Perdana Menteri Israel, Benjamin Netanyahu, serta tujuh orang lain yang mencakup mantan pejabat dan pejabat Pemerintah Israel saat ini berisiko ditangkap jika mereka menginjakkan kaki di Spanyol.
Hal itu terjadi setelah seorang hakim Spanyol mengeluarkan surat perintah penangkapan mereka. Demikian menurut sejumlah laporan di Spanyol sebagaimana dikutip Independent, Rabu (18/11/2015).
Menurut Latin American Herald Tribune, hakim pengadilan nasional Spanyol, Jose de la Mata, memerintahkan polisi dan petugas keamanan sipil negara itu untuk memberi tahu dia jika Netanyahu dan enam orang lainnya masuk ke Spanyol. Putusan hakim itu terkait dengan tindakan orang-orang itu terhadap armada kapal Freedom Flotilla tahun 2010.
Orang-orang lain yang disebutkan dalam surat perintah penangkapan itu adalah mantan Menteri Pertahanan, Ehud Barak; mantan Menteri Luar Negeri, Avigdor Leiberman; mantan Menteri Urusan Strategis, Moshe Yaalon; mantan Menteri Dalam Negeri, Eli Yishai; menteri tanpa portofolio, Benny Begin; dan Wakil Laksamana Maron Eliezer, yang bertanggung jawab atas operasi penyerangan.
Kasus itu, yang telah ditangani Hakim De la Mata pada tahun lalu, diajukan untuk menyeret orang-orang Israel tersebut menyusul serangan pasukan keamanan Israel terhadap armada kapal bantuan Freedom Flotilla tahun 2010, yang berusaha untuk mencapai Gaza.

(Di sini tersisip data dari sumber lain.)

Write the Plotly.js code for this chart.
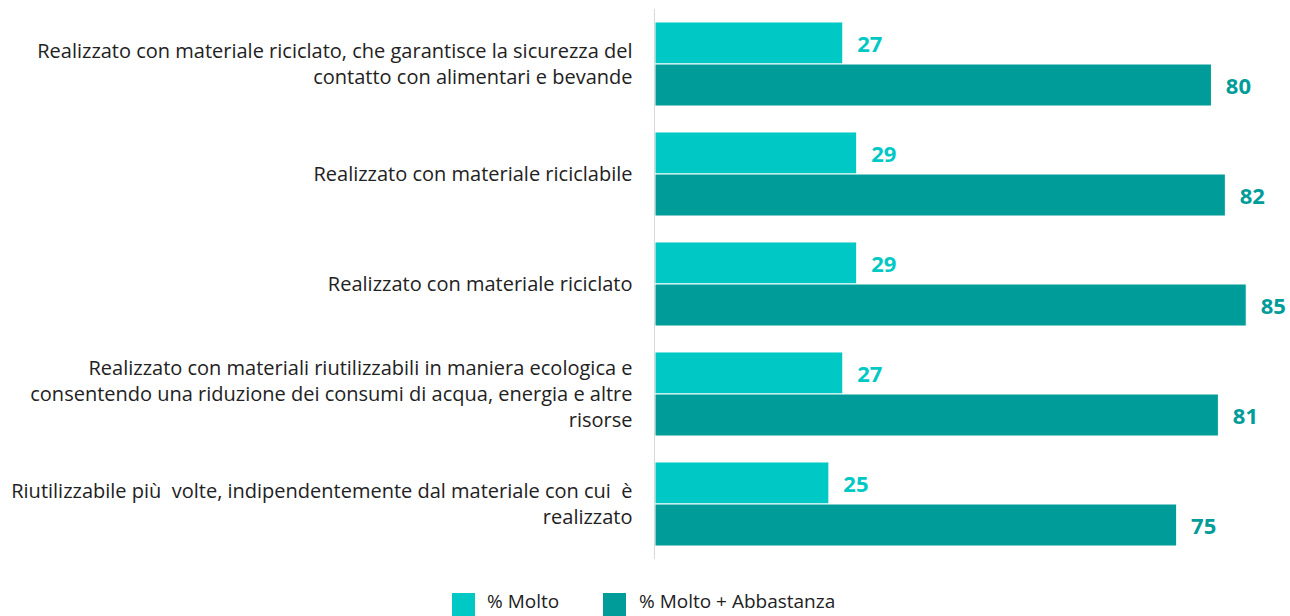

Surat perintah itu terkait dengan Kapal Motor (KM) Mavi Marmara, kapal sipil utama dalam armada enam kapal yang berusaha menerobos blokade Israel di Jalur Gaza. Keenam kapal itu membawa sekitar 500 penumpang, bantuan kemanusiaan, dan bahan konstruksi.
Angkatan bersenjata Israel menyerbu kapal itu dalam sebuah serangan yang menewaskan sembilan aktivis hak asasi manusia. Seorang aktivis kesepuluh meninggal sebulan kemudian karena luka-luka akibat serangan itu.
Seorang juru bicara Kementerian Luar Negeri Israel, Emmanuel Nachshon, mengatakan kepada Jerusalem Post, “Kami menganggap hal itu sebagai provokasi. Kami sedang bekerja sama dengan pihak berwenang Spanyol agar hal itu dapat dibatalkan. Kami berharap hal itu akan segera berakhir.”